My Verdict: HOLY MACARONI! This book is sooo good. I’ve grown up with some of these folktales–hearing my grandmother’s cousins telling stories of Baba Yaga (who is mentioned by name in this book), and the propaganda used by USSR surround Father Frost instead of Saint Nick for Christmas time, from my parents. But I’ve never really read these stories–not the way that you do with Hans Christen’s Little Mermaid or the Grimm Brother’s Cinderella or Little Red Riding Hood-and they’re not really incorporated into the Disney line-up either, so it’s not something that is familiar to many people who don’t have the Eastern European background.

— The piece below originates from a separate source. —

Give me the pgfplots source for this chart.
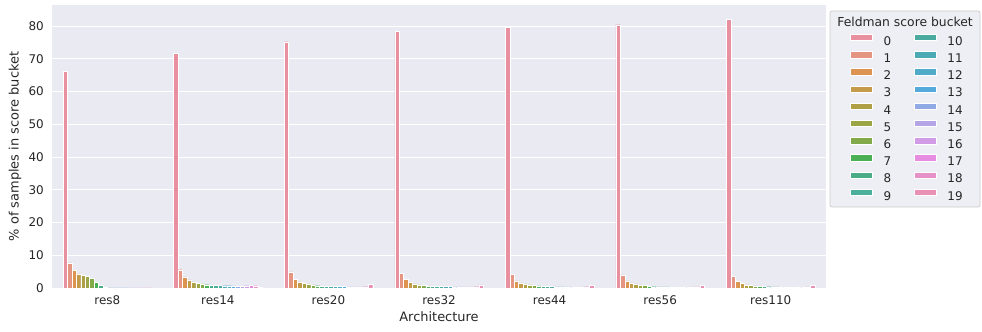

When I first heard of this book, I honestly thought it sounded boring. It wasn’t until I was in a McNally Jackson Bookstore in Seaport, NYC that I saw the cover again, and also the remaining two books of the trilogy. They caught my eye, and I read the back cover, at which point my interest was piqued.
And boy, oh boy, has this book been a sort of awakening for me. It’s a retelling of different Eastern European folklores–some common across the region, others less so. So we have a story of Vasilisa the Beautiful (which is the main character) with a twist–instead of visiting Baba Yaga, she visits the home of Morozko. More than anything, it’s made me curious about the original stories because of how rich they are in their language, imagination and culture–and more than anything, it feels like I’ve finally come home to a place I’ve long known but never really been in. It’s weird to describe the familiarity that I have with these stories that I barely know of.
Overall, I’ve fallen in love with this story, and I think I will love the series. I think the author has done a phenomenal job retelling these folklores, though I was honestly surprised that an American author would write these because they’re such an obscure source of inspiration as not many people are familiar with them and she writes it so masterfully, as if it’s something that she’d grown up with.
So if you’re interested in a bit of Eastern European folklore and magic, this is a phenomenal book to read. Can’t wait to read the next book in the series!